Although the extension for Your BPP (2)(a) would provide for newly acquired BPP, the amount available under this extension is subject to the actual BPP limit of insurance. The coverage extension is not an additional limit of coverage; rather it is an extension of the coverage provided under the BPP limit.
When business property belongs to someone else
Question: We insure a flooring company that will store flooring in their warehouse that belongs to a customer. What is the best option to insure the property of others: merely allow the property value to be included in the BPP limit as the definition of BPP includes property of others, or specify a limit for personal property of others?
— California Subscriber
Answer: The ISO CP 00 10 Building and Personal Property Coverage form contains a coverage extension for personal property of others that is in the insured’s care, custody, or control. The extension carries a limit of $2,500. If the insured needs more coverage, the property should be covered under the personal property of others coverage, which is designed to cover such property. The business personal property coverage part applies to the insured’s property.
Product samples vs. business personal property
Question: The insured is a business that installs windows and doors, which includes a shop and a showroom. The displays that are in the showroom were damaged from the fire.
The insured used the displays for trade shows he goes to throughout the year. The insured's commercial property policy contains an additional $10,000 coverage for salesperson samples. He is going to max out his business personal property limit with just tools and office equipment. These displays are actually window and door displays that are built in a custom display to show off the different window layouts and manufactures. There are probably fifteen or so displays, and most are eight feet wide by six feet tall.
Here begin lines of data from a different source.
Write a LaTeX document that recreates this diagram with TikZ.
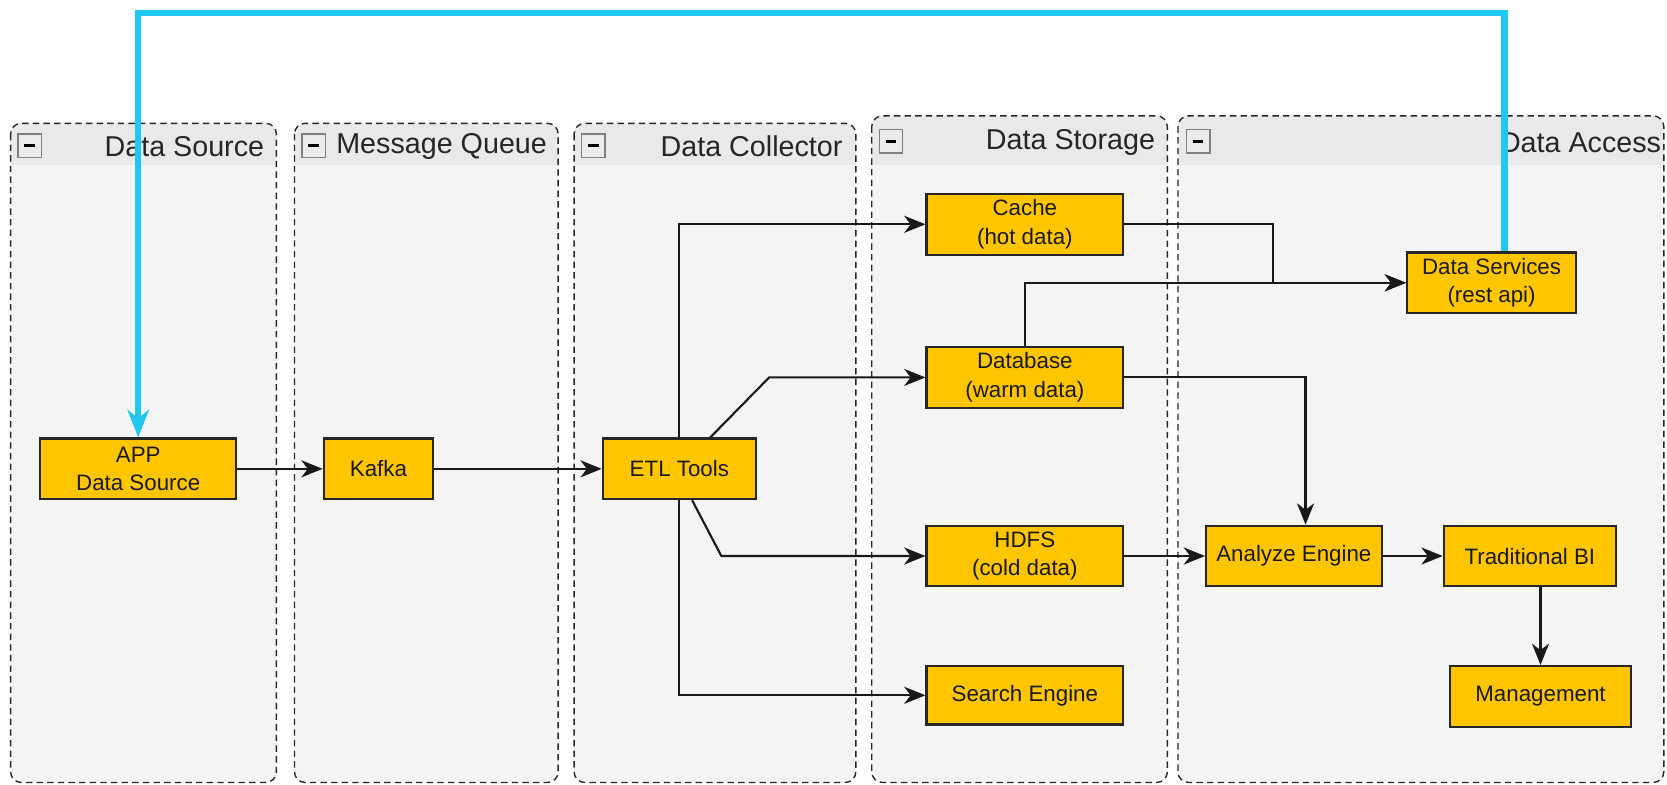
\documentclass[tikz,border=0pt]{standalone}
\usepackage{fontspec}
\setmainfont{Liberation Sans}
\usetikzlibrary{arrows.meta}
\usetikzlibrary{backgrounds}

\definecolor{lanebody}{HTML}{F4F4F4}
\definecolor{lanehead}{HTML}{E9E9E9}
\definecolor{boxfill}{HTML}{FFC600}
\definecolor{feedblue}{HTML}{1EC8F0}

\tikzset{
  lane/.style={draw=black!85, dash pattern=on 6pt off 4pt, line width=1.3pt, rounded corners=10pt},
  lanetitle/.style={anchor=east, text=black!85, font=\fontsize{27}{30}\selectfont},
  minusbox/.style={draw=black!50, fill=white!92!black, line width=1.2pt, minimum size=22pt, inner sep=0pt},
  block/.style={draw=black!85, line width=2pt, fill=boxfill, minimum height=57pt, align=center,
    inner sep=2pt, text=black!90, font=\fontsize{21}{27}\selectfont},
  flow/.style={-{Stealth[length=20pt,width=16pt,inset=6pt]}, line width=2pt, black!90},
  feedback/.style={-{Stealth[length=26pt,width=20pt,inset=8pt]}, line width=6pt, feedblue}
}

\begin{document}
\begin{tikzpicture}[x=1pt,y=-1pt]

    \useasboundingbox (0,0) rectangle (1568,738);
    \fill[white] (0,0) rectangle (1568,738);

    % lanes
    \fill[lanebody, rounded corners=10pt] (10,116) rectangle (260,736);
    \fill[lanehead, rounded corners=10pt] (10,155) -- (10,116) -- (260,116) -- (260,155);
    \draw[lane] (10,116) rectangle (260,736);

    \fill[lanebody, rounded corners=10pt] (277,116) rectangle (525,736);
    \fill[lanehead, rounded corners=10pt] (277,155) -- (277,116) -- (525,116) -- (525,155);
    \draw[lane] (277,116) rectangle (525,736);

    \fill[lanebody, rounded corners=10pt] (540,116) rectangle (805,736);
    \fill[lanehead, rounded corners=10pt] (540,155) -- (540,116) -- (805,116) -- (805,155);
    \draw[lane] (540,116) rectangle (805,736);

    \fill[lanebody, rounded corners=10pt] (820,109) rectangle (1098,736);
    \fill[lanehead, rounded corners=10pt] (820,155) -- (820,109) -- (1098,109) -- (1098,155);
    \draw[lane] (820,109) rectangle (1098,736);

    \fill[lanebody, rounded corners=10pt] (1108,109) rectangle (1565,736);
    \fill[lanehead, rounded corners=10pt] (1108,155) -- (1108,109) -- (1565,109) -- (1565,155);
    \draw[lane] (1108,109) rectangle (1565,736);

    % lane headers
    \node[minusbox] (srcmin) at (28,137) {\rule{10pt}{2.5pt}};
    \node[minusbox] (mqmin) at (295,137) {\rule{10pt}{2.5pt}};
    \node[minusbox] (colmin) at (558,137) {\rule{10pt}{2.5pt}};
    \node[minusbox] (stomin) at (838,133) {\rule{10pt}{2.5pt}};
    \node[minusbox] (accmin) at (1127,133) {\rule{10pt}{2.5pt}};

    \node[lanetitle] (srctitle) at (252,138) {Data Source};
    \node[lanetitle] (mqtitle) at (518,138) {Message Queue};
    \node[lanetitle] (coltitle) at (796,138) {Data Collector};
    \node[lanetitle] (stotitle) at (1090,134) {Data Storage};
    \node[lanetitle] (acctitle) at (1566,134) {Data Access};

    % blocks
    \node[block, minimum width=184pt] (app) at (130,441) {APP\\Data Source};
    \node[block, minimum width=103pt] (kafka) at (356,441) {Kafka};
    \node[block, minimum width=144pt] (etl) at (639,441) {ETL Tools};
    \node[block, minimum width=185pt] (cache) at (964,211) {Cache\\(hot data)};
    \node[block, minimum width=185pt] (db) at (964,355) {Database\\(warm data)};
    \node[block, minimum width=185pt] (hdfs) at (964,523) {HDFS\\(cold data)};
    \node[block, minimum width=185pt, minimum height=55pt] (search) at (964,654) {Search Engine};
    \node[block, minimum width=159pt] (svc) at (1403,266) {Data Services\\(rest api)};
    \node[block, minimum width=165pt] (analyze) at (1217,523) {Analyze Engine};
    \node[block, minimum width=162pt] (bi) at (1439,523) {Traditional BI};
    \node[block, minimum width=171pt] (mgmt) at (1449,655) {Management};

    % connectors
    \draw[flow] (app) -- (kafka);
    \draw[flow] (kafka) -- (etl);
    \draw[flow] (etl.north) |- (cache);
    \draw[flow] (etl.south) |- (search);
    \draw[flow] ([xshift=29pt]etl.north) -- ([xshift=-147pt]db.west) -- (db.west);
    \draw[flow] ([xshift=12pt]etl.south) -- ([xshift=-192pt]hdfs.west) -- (hdfs.west);
    \draw[flow] (cache.east) -- ++(140,0) |- (svc.west);
    \draw[flow] (db.north) |- (svc.west);
    \draw[flow] (db.east) -| ([xshift=11pt]analyze.north);
    \draw[flow] (hdfs) -- (analyze);
    \draw[flow] (analyze) -- (bi);
    \draw[flow] (mgmt.north |- bi.south) -- (mgmt.north);

    \coordinate (looptop) at (0,12);
    \draw[feedback] ([xshift=12pt]svc.north) -- ([xshift=12pt]svc.north |- looptop) -| (app.north);

\end{tikzpicture}
\end{document}
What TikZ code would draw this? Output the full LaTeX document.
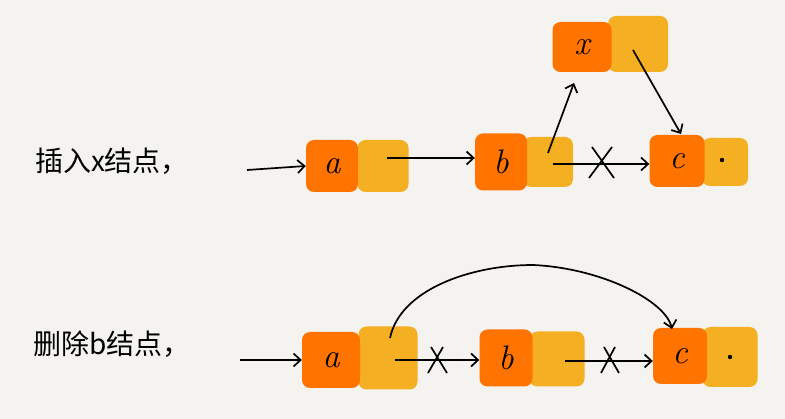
\documentclass[tikz,border=0pt]{standalone}
\usepackage{fontspec}
\newfontfamily\cjk{Noto Sans CJK SC}
\usetikzlibrary{arrows.meta}
\definecolor{bgc}{HTML}{F4F3EF}
\definecolor{nodeor}{HTML}{FF7300}
\definecolor{nodeye}{HTML}{F5AF22}
\begin{document}
\begin{tikzpicture}[x=1pt,y=-1pt,
  orbox/.style={fill=nodeor, rounded corners=8pt, inner sep=0pt, font=\fontsize{34}{36}\selectfont\itshape},
  yebox/.style={fill=nodeye, rounded corners=8pt, inner sep=0pt},
  link/.style={line width=1.7pt, -{Straight Barb[length=7pt,width=13pt,line width=1.7pt]}},
  cross/.style={line width=1.7pt},
  nildot/.style={fill=black},
  lbl/.style={font=\cjk\fontsize{28}{30}\selectfont, inner sep=0pt}]
\fill[bgc] (0,0) rectangle (785,419);
\useasboundingbox (0,0) rectangle (785,419);

% ---------- top row: insert x ----------
\node[lbl] (lbl1) at (112,161) {插入x结点，};

\node[yebox, minimum width=51pt, minimum height=52pt] (a1y) at (383,166) {};
\node[orbox, minimum width=52pt, minimum height=52pt] (a1o) at (332,166) {a};

\node[yebox, minimum width=50pt, minimum height=50pt] (b1y) at (548,162) {};
\node[orbox, minimum width=52pt, minimum height=57pt] (b1o) at (501,162) {b};

\node[yebox, minimum width=60pt, minimum height=56pt] (x1y) at (638,44) {};
\node[orbox, minimum width=59pt, minimum height=50pt] (x1o) at (582,47) {x};

\node[yebox, minimum width=46pt, minimum height=48pt] (c1y) at (725,162) {};
\node[orbox, minimum width=55pt, minimum height=52pt] (c1o) at (677,161) {c};
\fill[nildot] ([xshift=-3pt,yshift=2pt]c1y.center) circle (2.2pt);

\coordinate (in1) at (247,170);
\coordinate (a1s) at (387,158);
\coordinate (b1s) at (553,164);
\coordinate (b1u) at (548,153);
\coordinate (x1t) at (574,83);
\coordinate (x1s) at (633,50);
\coordinate (c1t) at (681,134);

\draw[link] (in1) -- (a1o.west);
\draw[link] (a1s) -- (a1s -| b1o.west);
\draw[link] (b1s) -- (b1s -| c1o.west);
\draw[link] (b1u) -- (x1t);
\draw[link] (x1s) -- (c1t);
\draw[cross] (592,147) -- (614,178) (612,147) -- (589,178);

% ---------- bottom row: delete b ----------
\node[lbl] (lbl2) at (112,344) {删除b结点，};

\node[yebox, minimum width=59pt, minimum height=63pt] (a2y) at (388,358) {};
\node[orbox, minimum width=58pt, minimum height=56pt] (a2o) at (331,360) {a};

\node[yebox, minimum width=55pt, minimum height=55pt] (b2y) at (557,359) {};
\node[orbox, minimum width=53pt, minimum height=57pt] (b2o) at (506,358) {b};

\node[yebox, minimum width=55pt, minimum height=60pt] (c2y) at (730,357) {};
\node[orbox, minimum width=54pt, minimum height=56pt] (c2o) at (680,356) {c};
\fill[nildot] (c2y.center) circle (2.2pt);

\coordinate (in2) at (240,360);
\coordinate (a2s) at (395,360);
\coordinate (a2u) at (390,338);
\coordinate (b2s) at (565,361);
\coordinate (c2t) at (672,329);

\draw[link] (in2) -- (in2 -| a2o.west);
\draw[link] (a2s) -- (a2s -| b2o.west);
\draw[link] (b2s) -- (b2s -| c2o.west);
\draw[link] (a2u) .. controls (400,290) and (470,265) .. (533,265)
                   .. controls (600,268) and (665,300) .. (c2t);
\draw[cross] (431,347) -- (447,373) (443,347) -- (428,373);
\draw[cross] (604,347) -- (619,373) (615,347) -- (601,373);
\end{tikzpicture}
\end{document}
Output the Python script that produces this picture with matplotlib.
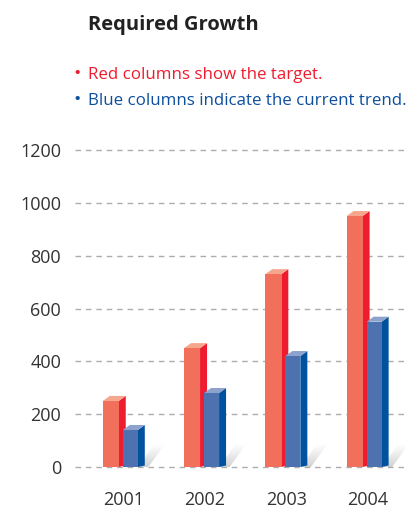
import matplotlib
matplotlib.use("Agg")
import matplotlib.pyplot as plt
import numpy as np

years = ["2001", "2002", "2003", "2004"]
target = [250, 450, 730, 950]
trend = [140, 280, 420, 550]
yticks = [0, 200, 400, 600, 800, 1000, 1200]

plt.rcParams['font.family'] = ['Open Sans', 'DejaVu Sans']

fig = plt.figure(figsize=(4.11, 5.09), dpi=100)
ax = fig.add_axes([75 / 411, (509 - 467) / 509, 330 / 411, 317 / 509])

x = np.arange(len(years))
w_r, w_b = 0.197, 0.185
off_r, off_b = -0.16, 0.08
dx, dy = 0.086, 19

red_front, red_side, red_top = "#f2705b", "#ee1c2e", "#f7a68e"
blue_front, blue_side, blue_top = "#4e72b0", "#00519e", "#8da2cd"

ax.set_ylim(0, 1200)
ax.set_xlim(-0.6, 3.46)

for y in yticks:
    ax.axhline(y, color="#adadad", lw=1.0, ls=(0, (4, 3.5)), zorder=0, clip_on=False)


def draw_bar(xc, h, w, fc, sc, tc, z):
    x0 = xc - w / 2
    x1 = xc + w / 2
    ax.bar(xc, h, width=w, color=fc, zorder=z + 0.2, linewidth=0)
    ax.fill([x1, x1 + dx, x1 + dx, x1], [0, dy * 0.3, h + dy, h], color=sc, zorder=z + 0.1, lw=0)
    ax.fill([x0, x1, x1 + dx, x0 + dx], [h, h, h + dy, h + dy], color=tc, zorder=z + 0.1, lw=0)


def draw_shadow(xs):
    n = 12
    H = 85
    run = 0.2
    wid = 0.13
    for i in range(n):
        t0, t1 = i / n, (i + 1) / n
        a = 0.45 * (1 - t0) ** 1.2
        xa0, xa1 = xs + run * t0, xs + run * t1
        ax.fill([xa0, xa0 + wid, xa1 + wid, xa1],
                [H * t0, H * t0, H * t1, H * t1], color="#9a9a9a", alpha=a, lw=0, zorder=1)


for i in range(len(years)):
    draw_shadow(x[i] + off_b + w_b / 2)
    draw_bar(x[i] + off_r, target[i], w_r, red_front, red_side, red_top, 2)
    draw_bar(x[i] + off_b, trend[i], w_b, blue_front, blue_side, blue_top, 3)

ax.set_yticks(yticks)
ax.set_yticklabels([str(v) for v in yticks], fontsize=13, color="#333333")
ax.set_xticks(x)
ax.set_xticklabels(years, fontsize=13, color="#333333")
ax.tick_params(axis="both", length=0)
ax.tick_params(axis="y", pad=10)
ax.tick_params(axis="x", pad=17)
for s in ax.spines.values():
    s.set_visible(False)
ax.patch.set_alpha(0)

fig.text(88 / 411, 1 - 25 / 509, "Required Growth", fontsize=14.5, fontweight="bold",
         color="#222222", va="center", ha="left")
fig.text(73 / 411, 1 - 74 / 509, "\u2022", fontsize=14, color="#ee1c2e", va="center", ha="left")
fig.text(88 / 411, 1 - 75 / 509, "Red columns show the target.", fontsize=12.2,
         color="#ee1c2e", va="center", ha="left")
fig.text(73 / 411, 1 - 100 / 509, "\u2022", fontsize=14, color="#0d4f9e", va="center", ha="left")
fig.text(88 / 411, 1 - 101 / 509, "Blue columns indicate the current trend.", fontsize=12.2,
         color="#0d4f9e", va="center", ha="left")

fig.savefig("out.png", dpi=100)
These sit in the showroom roughly fifty weeks out of the year and get taken to tradeshows when needed.
Since they were setup in the showroom during the fire, would these displays be considered salesperson samples or business personal property?
— Illinois Subscriber
Answer: The endorsement for salespersons samples states that coverage does not apply to property located in or on the building described in the declarations. Since they were set up in the showroom at the time of the fire (presumably in the building described in the declarations), they would not be covered by this endorsement. They could still be considered business personal property under the commercial property policy (unless wording in the policy otherwise excludes it).
Addressing lost furniture or fixtures
Question: Our insured, a flea market, experienced a fire loss. Each vendor booth at the flea market was equipped with a large table that was leased with the booth. The tables were not permanently attached by bolts or anything else but were by no means intended to be moved due to their large size and weight. Because they were intended to remain in their respective booths, could the tables be considered to be real property (part of the building) or are they personal property?
— North Carolina Subscriber
Answer: The tables would be considered furniture and thus personal property. Even if they are not intended to be moved, if they still can be moved without damaging real property, then they are business personal property.
Mounted hunting trophies at work
Question: I have a client who has several mounted trophy animals in his office. They are trophies from elk hunts in Colorado. They have been displayed in his office for a number of years. He is insured on an ISO Businessowners policy.
The question has come up as to whether the mounts are considered business personal property or personal property to be covered under the insured's homeowners policy?
— Pennsylvania Subscriber
Answer: The mounted elk trophies would not qualify as business personal property as defined in the ISO BOP. The policy requires that business personal property be used in the insured's business, which is not the case with the elk trophies. The ISO form does provide up to $2,500 for personal effects, which should cover the trophies.